After reading the above definition (source), it should come as no surprise that the collection “Radical Ephemera and Underground Publications,” poses unique digitization problems, mostly stemming from the fact that these manuscripts are ephemeral in nature.

MS-0013-01-26-002
“…The SDSC Strike Committee calls on you to shut down the campus Thursday and Friday to protest the government’s military aggression against the people at home and abroad.”

This collection, as the name states, is composed of a wide-variety of materials, the vast majority of which were printed quickly on low-quality paper. In a hurry to post the fliers and publish the newsletters, the creators of these documents often did not care if the type set was perfectly level or if the paper was loaded correctly.

The Strike Committee, who produced the flier to the right, posted these around the SDSU campus (then San Diego State College) to gather support for a strike. The type is legible, due in large part to the persistence of the ink. However, one large problem is found at the bottom of the page. Due to the slanted type, the text, believed to say, “US out of Vietnam NOW,” and the bottom of the fist/peace image, has been eliminated from the flier due to quick and haphazard reproduction.

Additionally, as is clear in this flier and the one below, these ephemera often were treated carelessly: large creases, wrinkled edges, and folded corners are more than common throughout the collection. These can leave papers with uneven sides and cause additional problems when scanning.

MS-0013-01-09-002
Created by the Grass Roots Society, this flyer reads “May God shit on those who ripped down our commune. Be sure to vote today.”

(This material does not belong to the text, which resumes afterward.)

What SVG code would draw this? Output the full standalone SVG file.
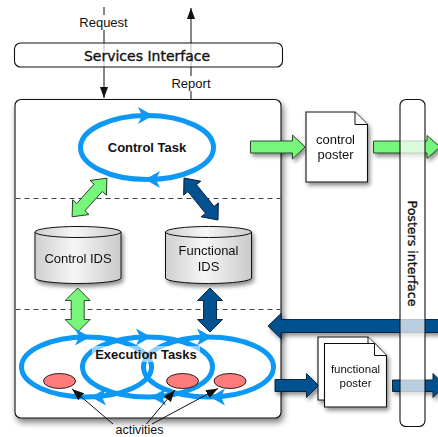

The flier on the left is fading quickly, leaving much of the lettering and the peace sign in the bottom left corner nearly invisible.

With problems such as these, getting the best possible scan can prove really challenging. With the Strike Committee flier, crooked lettering means scans will look sloppy and slanted. With the Grass Roots Society flier, adjusting the coloring to make the lettering legible means inaccurately representing the color of the paper.

Deciding how far to edit images, such as to crop and rotate paper  or excessively adjust exposure or color, can be challenging. Having these conversations early in the scanning process will save time, and result in a digital collection to be proud of.